Hi @bversluijs – yes, that should be the case; that’s how we’re setting network_mode in balena-dash, which uses wifi-connect to accomplish the same thing you’re building.

All the best,
Hugh

1 Like

To have dnsmasq work in the container you will also need:

        cap_add:
            - NET_ADMIN
1 Like

I’ll try that out, thanks guys!

I haven’t tried the dnsmasq out yet, but I’ve another question.
Obviously, a container only needs the minimum privileges it requires to run.

I have been busy with checking the connected clients to the Access Point, but in order to know that, I’ve to use iw or arp, because NetworkManager doesn’t support it. But in order for these commands to work, I’ve to have access to the real wlan0 inside the container. This can be done by using:

network_mode: host

But does this come with some security vulnerabilities? Or some other side-effects? Because I want everything to be as secure as possible. Another alternative for me is checking all connected sockets to my webserver, but this has some downsides as well.

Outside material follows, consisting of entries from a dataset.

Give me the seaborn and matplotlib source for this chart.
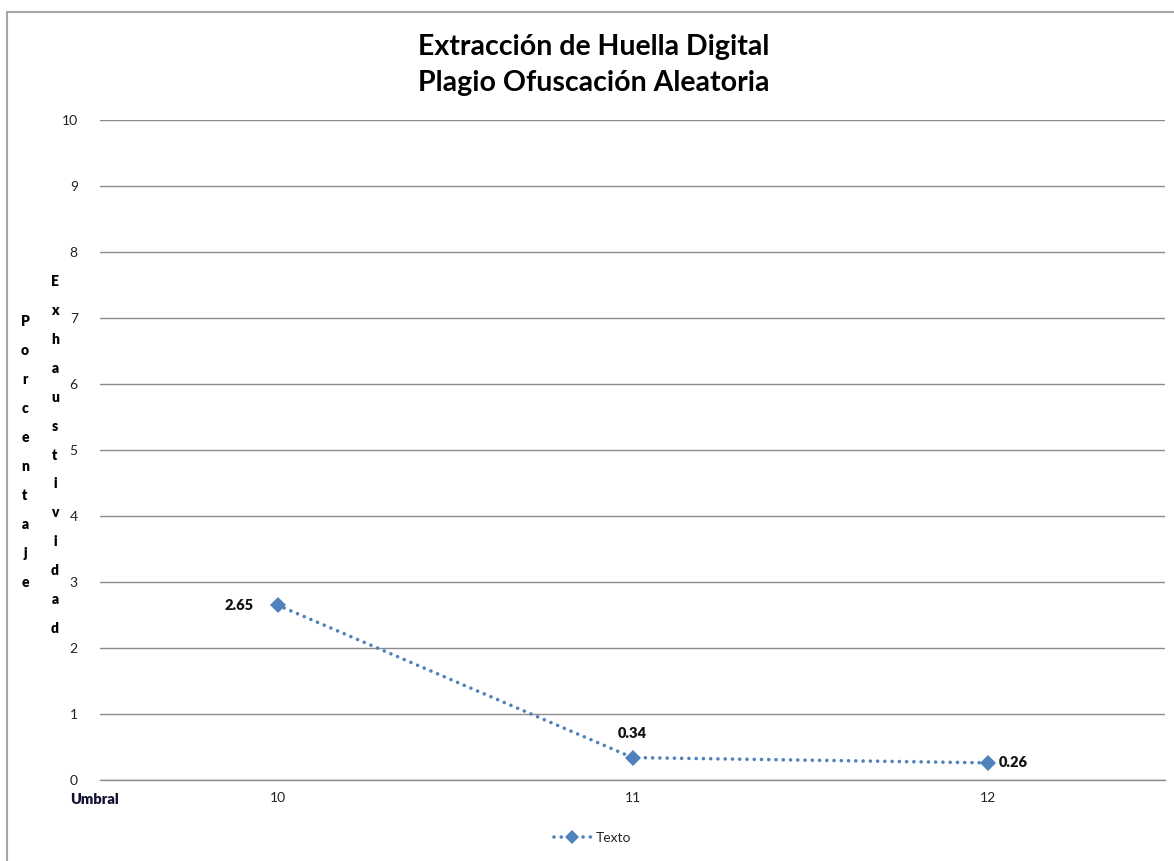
import matplotlib
matplotlib.use("Agg")
import matplotlib.pyplot as plt
import seaborn as sns
import pandas as pd
from matplotlib.patches import Rectangle
from matplotlib.lines import Line2D

categories = ["10", "11", "12"]
values = [2.65, 0.34, 0.26]
value_labels = ["2.65", "0.34", "0.26"]
series_name = "Texto"
yticks = list(range(0, 11))

sns.set_theme(style="white")
plt.rcParams['font.family'] = ['Lato', 'DejaVu Sans']

df = pd.DataFrame({"Umbral": categories, "valor": values, "serie": series_name})

fig = plt.figure(figsize=(11.74, 8.61), dpi=100)
ax = fig.add_axes([100/1174, 1-780/861, 1065/1174, 660/861])

color = "#4F81BD"
dots = (0, (0.01, 2.0))
sns.lineplot(data=df, x="Umbral", y="valor", ax=ax, color=color, linestyle=dots,
             linewidth=2.6, marker="D", markersize=8, markeredgewidth=0, legend=False,
             dash_capstyle="round")

ax.set_xlim(-0.5, 2.5)
ax.set_ylim(0, 10)
ax.set_yticks(yticks)
ax.set_yticklabels([str(t) for t in yticks])
ax.yaxis.grid(True, color="#8c8c8c", linewidth=1)
ax.xaxis.grid(False)
for s in ["top", "right", "left"]:
    ax.spines[s].set_visible(False)
ax.spines["bottom"].set_color("#8c8c8c")
ax.spines["bottom"].set_linewidth(1)
ax.tick_params(axis="y", length=0, pad=16, labelsize=10, labelcolor="#222222")
ax.tick_params(axis="x", length=0, pad=9, labelsize=10, labelcolor="#222222")
ax.set_xlabel("")
ax.set_ylabel("")

# data labels
offsets = [(-17, 0, "right", "center"), (0, 13, "center", "bottom"), (8, 0, "left", "center")]
for i, (v, lab) in enumerate(zip(values, value_labels)):
    dx, dy, ha, va = offsets[i]
    ax.annotate(lab, (i, v), xytext=(dx, dy), textcoords="offset points",
                ha=ha, va=va, fontsize=10.5, fontweight="heavy", color="#111111")

# title
fig.text(594/1174, 1-65/861, "Extracción de Huella Digital\nPlagio Ofuscación Aleatoria",
         ha="center", va="center", fontsize=20.5, fontweight="bold", color="black",
         linespacing=1.45)

# vertical stacked y labels
fig.text(25/1174, 1-452/861, "\n".join("Porcentaje"), ha="center", va="center",
         fontsize=10, fontweight="heavy", color="black", linespacing=2.45)
fig.text(55/1174, 1-455/861, "\n".join("Exhaustividad"), ha="center", va="center",
         fontsize=10, fontweight="heavy", color="black", linespacing=2.45)

# x label
fig.text(70/1174, 1-800/861, "Umbral", ha="left", va="center",
         fontsize=10.5, fontweight="heavy", color="#111133")

# legend
handle = Line2D([0], [0], color=color, linestyle=dots, linewidth=2.6, marker="D",
                markersize=7, markeredgewidth=0, dash_capstyle="round")
fig.legend([handle], [series_name], loc="center", bbox_to_anchor=(593/1174, 1-838/861),
           frameon=False, fontsize=10, handlelength=2.6, handletextpad=0.4)

# chart border
fig.patches.append(Rectangle((7/1174, -0.1), 1.2, 1-12/861+0.1, transform=fig.transFigure,
                             fill=False, edgecolor="#a6a6a6", linewidth=1.5))

fig.savefig("out.png", dpi=100)
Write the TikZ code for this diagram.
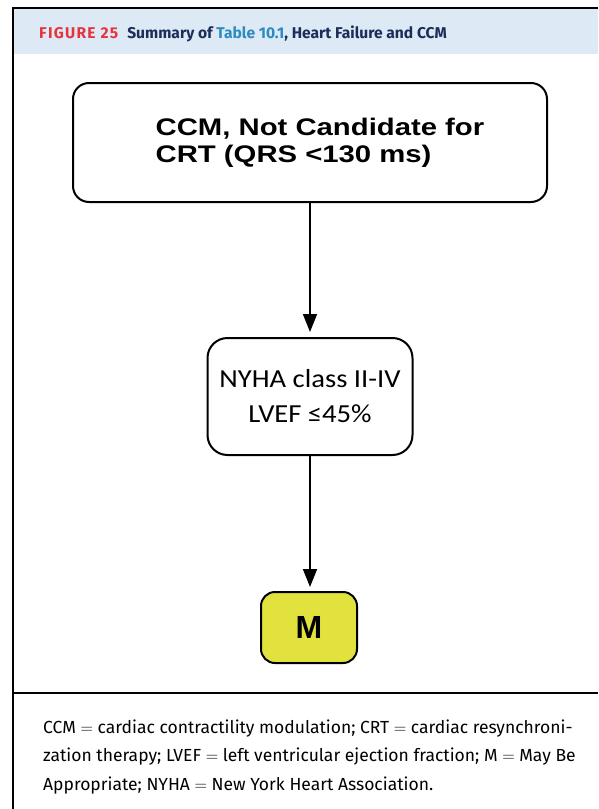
\documentclass[tikz,border=0pt]{standalone}
\usepackage{fontspec}
\setmainfont{Fira Sans}
\newfontfamily\arialb[FakeStretch=1.22]{Liberation Sans Bold}
\newfontfamily\mfont{Liberation Sans Bold}
\newfontfamily\calib[FakeStretch=1.1]{Carlito}
\usetikzlibrary{arrows.meta}
\definecolor{headbg}{HTML}{DDE9F5}
\definecolor{figred}{HTML}{E5343D}
\definecolor{navy}{HTML}{1B2D59}
\definecolor{tabblue}{HTML}{2C8BBF}
\definecolor{myellow}{HTML}{E2E23E}
\tikzset{
  flowbox/.style={draw=black,line width=2pt,rounded corners=16pt,fill=white,inner sep=0pt},
  flowarrow/.style={line width=1.6pt,-{Triangle[width=14pt,length=18pt]}}
}
\begin{document}
\begin{tikzpicture}[x=1pt,y=-1pt]
\useasboundingbox (0,0) rectangle (598,809);
% frame begin
\fill[headbg] (13,9) rectangle (598,54);
\draw[line width=2pt] (598,8) -- (12.5,8) -- (12.5,809);
\draw[line width=1.5pt] (12.5,693) -- (598,693);
% frame end
\node[anchor=base west,inner sep=0pt,font=\fontsize{15.6}{18}\selectfont\bfseries] (title) at (39,38)
  {\textcolor{figred}{\addfontfeature{LetterSpace=8}FIGURE 25}\hspace{9pt}\textcolor{navy}{Summary of \textcolor{tabblue}{Table 10.1}, Heart Failure and CCM}};
% boxes
\node[flowbox,minimum width=474pt,minimum height=119pt,align=left,font=\arialb\fontsize{24}{27}\selectfont] (ccm) at (310,142.5)
  {\hspace*{20pt}CCM, Not Candidate for\\\hspace*{20pt}CRT (QRS <130 ms)};
\node[flowbox,rounded corners=20pt,minimum width=205pt,minimum height=117pt,align=center,font=\calib\fontsize{26}{35}\selectfont] (nyha) at (310,396.5)
  {NYHA class II-IV\\LVEF ≤45\%};
\node[flowbox,rounded corners=14pt,fill=myellow,minimum width=96pt,minimum height=71pt,font=\mfont\fontsize{32}{34}\selectfont] (mbox) at (309,627.5) {M};
\draw[flowarrow,shorten >=5pt] (ccm.south) -- (nyha.north);
\draw[flowarrow,shorten >=4pt] (nyha.south) -- (mbox.north -| nyha.south);
% caption
\node[anchor=base west,inner sep=0pt,align=left,font=\fontsize{17.5}{28.5}\selectfont] (caption) at (43,790)
  {CCM $=$ cardiac contractility modulation; CRT $=$ cardiac resynchroni-\\
   zation therapy; LVEF $=$ left ventricular ejection fraction; M $=$ May Be\\
   Appropriate; NYHA $=$ New York Heart Association.};
\end{tikzpicture}
\end{document}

Anybody that has any suggestions?

Hi,

1 Like

Hi,

there are no particular security vulnerabilities, it just gives you more control. You need to be aware that when you use network_mode: host your application behaves as if it was running on the host device. This means your container will have access to all the host’s network interfaces and in combination with the NET_ADMIN cap it will able to manipulate them. Just be sure to only operate on your AP interface and not tamper with others as you will have the power to cut yourself out of the device.

1 Like

Ah thanks for the information!
My application only talks to the wlan0 and get’s information for eth0, but all via the NetworkManager D-Bus API. So I’ll not tamper with the VPN or Balena Engine interface. But it’s definitely something to keep in mind. At first, I won’t add the NET_ADMIN cap.

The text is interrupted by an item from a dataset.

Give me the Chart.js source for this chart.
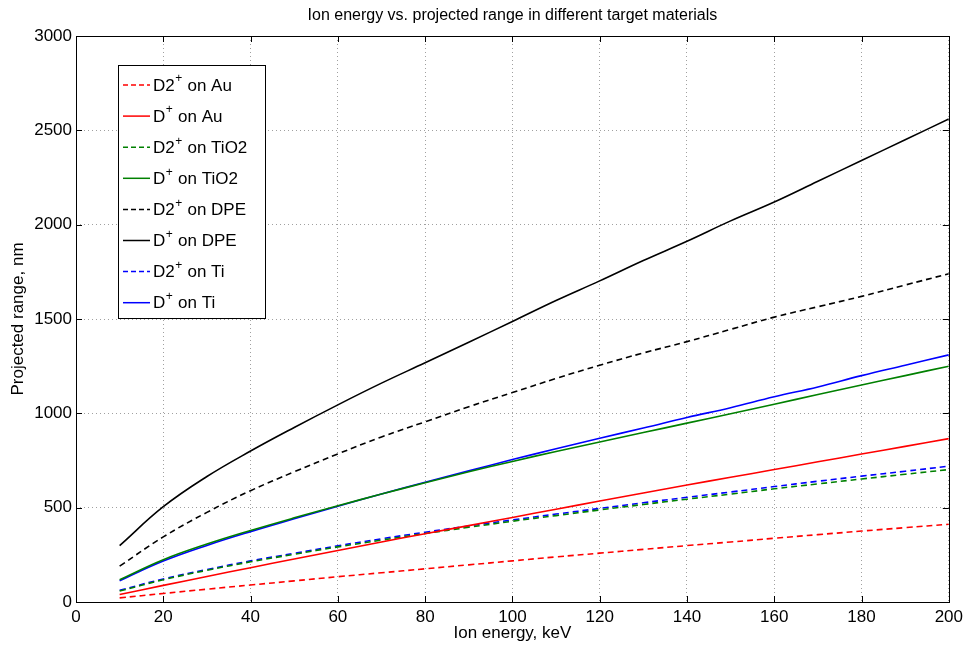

There isn’t a way to only add wlan0 to the container, is there? I couldn’t figure it out myself so far.

No, that isn’t something that’s exposed by the engine unfortunately.

1 Like

Another simple question:
Is it possible to change some DNS settings, like resolving a domain name?
We’d like to make it as easy as possible for our customers to connect to the Access Point. It would be nice if the user can connect to the Access Point and go to, for example: superaccesspoint.com, and it resolves to the Access Point IP (10.42.0.1). This way, when connected, you’ve to go to an URL instead of an IP address. When you’re not connected to the AP and you go to this URL, this URL can show some instructions for example on how to connect.

Thanks!